When you first play through the game, you will be impressed by the transitions and the different scenarios and enemy types the game presents you with. While the surprise factor may diminish in subsequent replays, it still remains fun. You will come across propellers that are driven by hamsters that look like they want to be anywhere but here. You will engage in a battle of wits with fully armored knights. Haunted houses, dodging lava while you try to stay on platforms – Shovel Knight has a lot of charming moments.
You could progress through each level linearly, but that would take half of the joy out of exploring. There are loads of walls that hide treasures and goodies, and finding these are very satisfying. While you might reach a point during the game where you already have enough money to buy everything, and you don’t need the chests anymore, finding these hidden areas is still fun. Shovel Knight also does one other thing all the classic old school games did well – boss fights. Bosses in this game are diverse and challenging. You have to figure out their individual attack patterns and figure out strategies to deal with them. This is the one avenue in the game where you will have to make use of every single item that you are equipped with to ensure victory.

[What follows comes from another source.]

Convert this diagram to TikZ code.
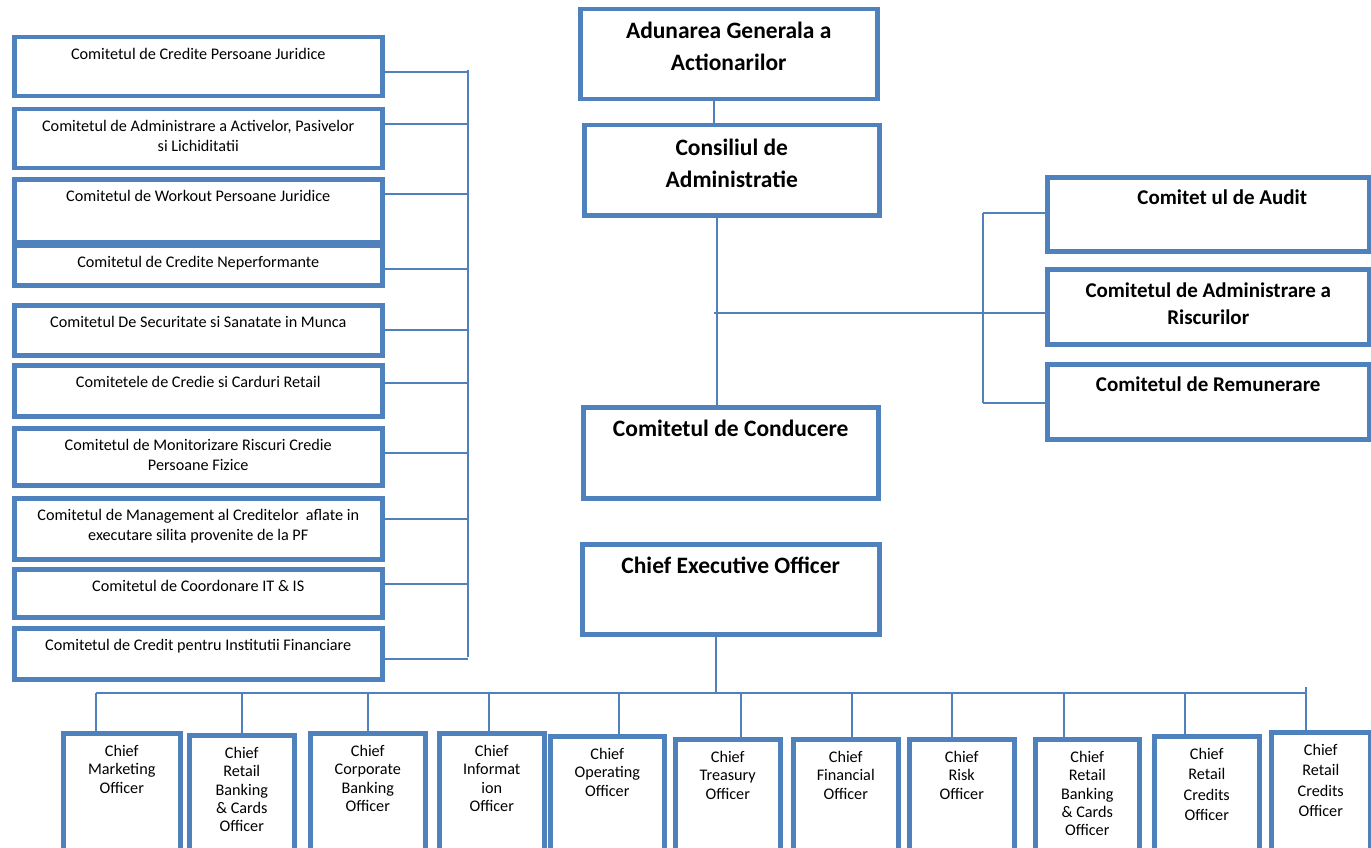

Shovel Knight is a testament to good game design. Even if this game was released 20 years ago, it would have been equally fun, and will still probably be fun to play 20 years from today. While the game falls short on additional walkthroughs because you’ve already seen everything, and you know what to do to survive. Some of the games that it derives inspiration from remained equally fun no matter how many times you played them because there were always different strategies to master. So while Shovel Knight is certainly a fun and charming game, it is by no means a classic.